DIRECTIONS FOR THIS TASK — Restate the whole listing word for word. Pictures are left out.

• • • • • • •

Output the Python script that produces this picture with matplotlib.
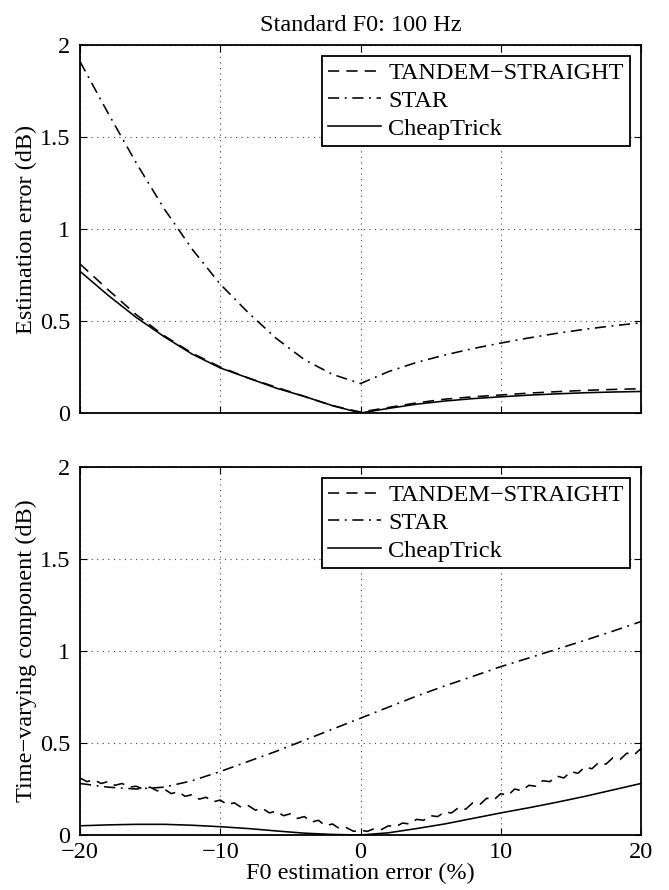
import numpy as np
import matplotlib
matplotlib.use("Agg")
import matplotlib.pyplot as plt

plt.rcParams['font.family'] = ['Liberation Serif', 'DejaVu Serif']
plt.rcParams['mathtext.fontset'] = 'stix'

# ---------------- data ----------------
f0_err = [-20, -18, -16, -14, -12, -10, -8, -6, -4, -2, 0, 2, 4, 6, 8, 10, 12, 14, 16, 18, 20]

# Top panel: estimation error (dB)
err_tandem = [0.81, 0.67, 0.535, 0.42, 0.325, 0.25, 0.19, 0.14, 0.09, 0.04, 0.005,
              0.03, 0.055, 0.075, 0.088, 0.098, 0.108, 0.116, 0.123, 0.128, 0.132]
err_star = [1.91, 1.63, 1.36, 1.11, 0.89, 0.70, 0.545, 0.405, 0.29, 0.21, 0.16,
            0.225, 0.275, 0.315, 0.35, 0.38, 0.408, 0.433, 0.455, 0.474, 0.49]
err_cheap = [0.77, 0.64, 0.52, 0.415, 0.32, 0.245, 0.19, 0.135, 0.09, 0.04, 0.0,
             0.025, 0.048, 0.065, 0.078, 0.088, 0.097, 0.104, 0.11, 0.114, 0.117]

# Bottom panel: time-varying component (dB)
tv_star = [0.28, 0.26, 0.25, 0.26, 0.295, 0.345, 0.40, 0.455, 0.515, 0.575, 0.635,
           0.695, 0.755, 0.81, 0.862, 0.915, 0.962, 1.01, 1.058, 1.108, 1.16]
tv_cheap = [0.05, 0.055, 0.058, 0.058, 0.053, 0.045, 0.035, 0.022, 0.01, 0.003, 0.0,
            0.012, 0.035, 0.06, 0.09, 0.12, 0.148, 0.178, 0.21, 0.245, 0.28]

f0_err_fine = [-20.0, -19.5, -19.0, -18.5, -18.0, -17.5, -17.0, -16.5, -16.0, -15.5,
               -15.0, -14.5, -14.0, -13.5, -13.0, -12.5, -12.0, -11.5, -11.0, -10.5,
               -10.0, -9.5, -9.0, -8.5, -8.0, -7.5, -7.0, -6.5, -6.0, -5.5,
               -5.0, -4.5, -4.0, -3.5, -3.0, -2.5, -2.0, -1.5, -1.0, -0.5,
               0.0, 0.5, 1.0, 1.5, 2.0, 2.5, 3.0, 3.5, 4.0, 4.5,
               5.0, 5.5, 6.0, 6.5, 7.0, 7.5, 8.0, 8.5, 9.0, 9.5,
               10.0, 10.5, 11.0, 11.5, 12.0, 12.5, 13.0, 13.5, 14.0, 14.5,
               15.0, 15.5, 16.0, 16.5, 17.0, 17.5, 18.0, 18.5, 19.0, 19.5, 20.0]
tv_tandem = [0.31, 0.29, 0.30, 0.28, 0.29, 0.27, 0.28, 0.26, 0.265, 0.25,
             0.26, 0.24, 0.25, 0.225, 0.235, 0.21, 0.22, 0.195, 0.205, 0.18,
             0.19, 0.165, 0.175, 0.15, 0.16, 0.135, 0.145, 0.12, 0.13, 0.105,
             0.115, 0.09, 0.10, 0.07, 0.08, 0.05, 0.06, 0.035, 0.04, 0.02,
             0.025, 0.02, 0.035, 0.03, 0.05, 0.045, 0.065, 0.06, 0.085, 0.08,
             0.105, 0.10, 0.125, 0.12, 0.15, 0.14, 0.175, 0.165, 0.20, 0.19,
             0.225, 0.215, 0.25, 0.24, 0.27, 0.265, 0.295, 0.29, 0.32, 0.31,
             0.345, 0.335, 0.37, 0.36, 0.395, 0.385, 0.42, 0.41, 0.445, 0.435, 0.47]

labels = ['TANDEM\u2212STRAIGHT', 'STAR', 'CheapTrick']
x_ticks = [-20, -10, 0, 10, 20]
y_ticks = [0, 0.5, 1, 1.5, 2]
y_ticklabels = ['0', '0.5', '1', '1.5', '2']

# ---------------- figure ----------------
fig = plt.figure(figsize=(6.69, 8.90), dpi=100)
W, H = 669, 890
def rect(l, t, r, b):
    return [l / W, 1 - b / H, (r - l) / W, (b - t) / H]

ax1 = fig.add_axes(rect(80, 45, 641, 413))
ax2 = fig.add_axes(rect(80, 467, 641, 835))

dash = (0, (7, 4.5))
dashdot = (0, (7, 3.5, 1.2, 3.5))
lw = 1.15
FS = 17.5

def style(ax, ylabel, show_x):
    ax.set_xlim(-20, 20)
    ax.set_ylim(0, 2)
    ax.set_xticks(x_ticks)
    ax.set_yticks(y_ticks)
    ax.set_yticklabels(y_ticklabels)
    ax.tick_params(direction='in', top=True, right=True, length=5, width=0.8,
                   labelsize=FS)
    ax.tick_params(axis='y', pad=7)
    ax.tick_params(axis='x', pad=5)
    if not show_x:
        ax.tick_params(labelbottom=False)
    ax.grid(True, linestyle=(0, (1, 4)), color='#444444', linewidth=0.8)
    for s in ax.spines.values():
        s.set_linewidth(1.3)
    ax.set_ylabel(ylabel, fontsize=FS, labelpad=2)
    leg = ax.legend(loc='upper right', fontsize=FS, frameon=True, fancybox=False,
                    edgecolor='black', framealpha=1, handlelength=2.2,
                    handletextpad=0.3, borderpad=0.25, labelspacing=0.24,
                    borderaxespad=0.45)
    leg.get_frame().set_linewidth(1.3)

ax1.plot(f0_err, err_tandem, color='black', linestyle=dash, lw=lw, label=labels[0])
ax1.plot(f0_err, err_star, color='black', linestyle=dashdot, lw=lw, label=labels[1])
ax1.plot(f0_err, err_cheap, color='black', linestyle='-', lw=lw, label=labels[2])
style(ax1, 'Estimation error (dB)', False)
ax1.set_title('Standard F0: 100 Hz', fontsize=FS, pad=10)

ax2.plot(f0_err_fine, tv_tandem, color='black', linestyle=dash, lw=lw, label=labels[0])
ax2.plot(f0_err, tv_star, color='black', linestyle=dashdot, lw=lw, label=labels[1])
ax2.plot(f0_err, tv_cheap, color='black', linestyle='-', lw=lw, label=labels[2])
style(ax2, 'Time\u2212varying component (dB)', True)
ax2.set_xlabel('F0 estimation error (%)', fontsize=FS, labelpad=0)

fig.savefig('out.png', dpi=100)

• • • • • • •

ANSWER TO THIS PROBLEM —
Output the Python script that produces this picture with matplotlib.
import numpy as np
import matplotlib
matplotlib.use("Agg")
import matplotlib.pyplot as plt

plt.rcParams['font.family'] = ['Liberation Serif', 'DejaVu Serif']
plt.rcParams['mathtext.fontset'] = 'stix'

# ---------------- data ----------------
f0_err = [-20, -18, -16, -14, -12, -10, -8, -6, -4, -2, 0, 2, 4, 6, 8, 10, 12, 14, 16, 18, 20]

# Top panel: estimation error (dB)
err_tandem = [0.81, 0.67, 0.535, 0.42, 0.325, 0.25, 0.19, 0.14, 0.09, 0.04, 0.005,
              0.03, 0.055, 0.075, 0.088, 0.098, 0.108, 0.116, 0.123, 0.128, 0.132]
err_star = [1.91, 1.63, 1.36, 1.11, 0.89, 0.70, 0.545, 0.405, 0.29, 0.21, 0.16,
            0.225, 0.275, 0.315, 0.35, 0.38, 0.408, 0.433, 0.455, 0.474, 0.49]
err_cheap = [0.77, 0.64, 0.52, 0.415, 0.32, 0.245, 0.19, 0.135, 0.09, 0.04, 0.0,
             0.025, 0.048, 0.065, 0.078, 0.088, 0.097, 0.104, 0.11, 0.114, 0.117]

# Bottom panel: time-varying component (dB)
tv_star = [0.28, 0.26, 0.25, 0.26, 0.295, 0.345, 0.40, 0.455, 0.515, 0.575, 0.635,
           0.695, 0.755, 0.81, 0.862, 0.915, 0.962, 1.01, 1.058, 1.108, 1.16]
tv_cheap = [0.05, 0.055, 0.058, 0.058, 0.053, 0.045, 0.035, 0.022, 0.01, 0.003, 0.0,
            0.012, 0.035, 0.06, 0.09, 0.12, 0.148, 0.178, 0.21, 0.245, 0.28]

f0_err_fine = [-20.0, -19.5, -19.0, -18.5, -18.0, -17.5, -17.0, -16.5, -16.0, -15.5,
               -15.0, -14.5, -14.0, -13.5, -13.0, -12.5, -12.0, -11.5, -11.0, -10.5,
               -10.0, -9.5, -9.0, -8.5, -8.0, -7.5, -7.0, -6.5, -6.0, -5.5,
               -5.0, -4.5, -4.0, -3.5, -3.0, -2.5, -2.0, -1.5, -1.0, -0.5,
               0.0, 0.5, 1.0, 1.5, 2.0, 2.5, 3.0, 3.5, 4.0, 4.5,
               5.0, 5.5, 6.0, 6.5, 7.0, 7.5, 8.0, 8.5, 9.0, 9.5,
               10.0, 10.5, 11.0, 11.5, 12.0, 12.5, 13.0, 13.5, 14.0, 14.5,
               15.0, 15.5, 16.0, 16.5, 17.0, 17.5, 18.0, 18.5, 19.0, 19.5, 20.0]
tv_tandem = [0.31, 0.29, 0.30, 0.28, 0.29, 0.27, 0.28, 0.26, 0.265, 0.25,
             0.26, 0.24, 0.25, 0.225, 0.235, 0.21, 0.22, 0.195, 0.205, 0.18,
             0.19, 0.165, 0.175, 0.15, 0.16, 0.135, 0.145, 0.12, 0.13, 0.105,
             0.115, 0.09, 0.10, 0.07, 0.08, 0.05, 0.06, 0.035, 0.04, 0.02,
             0.025, 0.02, 0.035, 0.03, 0.05, 0.045, 0.065, 0.06, 0.085, 0.08,
             0.105, 0.10, 0.125, 0.12, 0.15, 0.14, 0.175, 0.165, 0.20, 0.19,
             0.225, 0.215, 0.25, 0.24, 0.27, 0.265, 0.295, 0.29, 0.32, 0.31,
             0.345, 0.335, 0.37, 0.36, 0.395, 0.385, 0.42, 0.41, 0.445, 0.435, 0.47]

labels = ['TANDEM\u2212STRAIGHT', 'STAR', 'CheapTrick']
x_ticks = [-20, -10, 0, 10, 20]
y_ticks = [0, 0.5, 1, 1.5, 2]
y_ticklabels = ['0', '0.5', '1', '1.5', '2']

# ---------------- figure ----------------
fig = plt.figure(figsize=(6.69, 8.90), dpi=100)
W, H = 669, 890
def rect(l, t, r, b):
    return [l / W, 1 - b / H, (r - l) / W, (b - t) / H]

ax1 = fig.add_axes(rect(80, 45, 641, 413))
ax2 = fig.add_axes(rect(80, 467, 641, 835))

dash = (0, (7, 4.5))
dashdot = (0, (7, 3.5, 1.2, 3.5))
lw = 1.15
FS = 17.5

def style(ax, ylabel, show_x):
    ax.set_xlim(-20, 20)
    ax.set_ylim(0, 2)
    ax.set_xticks(x_ticks)
    ax.set_yticks(y_ticks)
    ax.set_yticklabels(y_ticklabels)
    ax.tick_params(direction='in', top=True, right=True, length=5, width=0.8,
                   labelsize=FS)
    ax.tick_params(axis='y', pad=7)
    ax.tick_params(axis='x', pad=5)
    if not show_x:
        ax.tick_params(labelbottom=False)
    ax.grid(True, linestyle=(0, (1, 4)), color='#444444', linewidth=0.8)
    for s in ax.spines.values():
        s.set_linewidth(1.3)
    ax.set_ylabel(ylabel, fontsize=FS, labelpad=2)
    leg = ax.legend(loc='upper right', fontsize=FS, frameon=True, fancybox=False,
                    edgecolor='black', framealpha=1, handlelength=2.2,
                    handletextpad=0.3, borderpad=0.25, labelspacing=0.24,
                    borderaxespad=0.45)
    leg.get_frame().set_linewidth(1.3)

ax1.plot(f0_err, err_tandem, color='black', linestyle=dash, lw=lw, label=labels[0])
ax1.plot(f0_err, err_star, color='black', linestyle=dashdot, lw=lw, label=labels[1])
ax1.plot(f0_err, err_cheap, color='black', linestyle='-', lw=lw, label=labels[2])
style(ax1, 'Estimation error (dB)', False)
ax1.set_title('Standard F0: 100 Hz', fontsize=FS, pad=10)

ax2.plot(f0_err_fine, tv_tandem, color='black', linestyle=dash, lw=lw, label=labels[0])
ax2.plot(f0_err, tv_star, color='black', linestyle=dashdot, lw=lw, label=labels[1])
ax2.plot(f0_err, tv_cheap, color='black', linestyle='-', lw=lw, label=labels[2])
style(ax2, 'Time\u2212varying component (dB)', True)
ax2.set_xlabel('F0 estimation error (%)', fontsize=FS, labelpad=0)

fig.savefig('out.png', dpi=100)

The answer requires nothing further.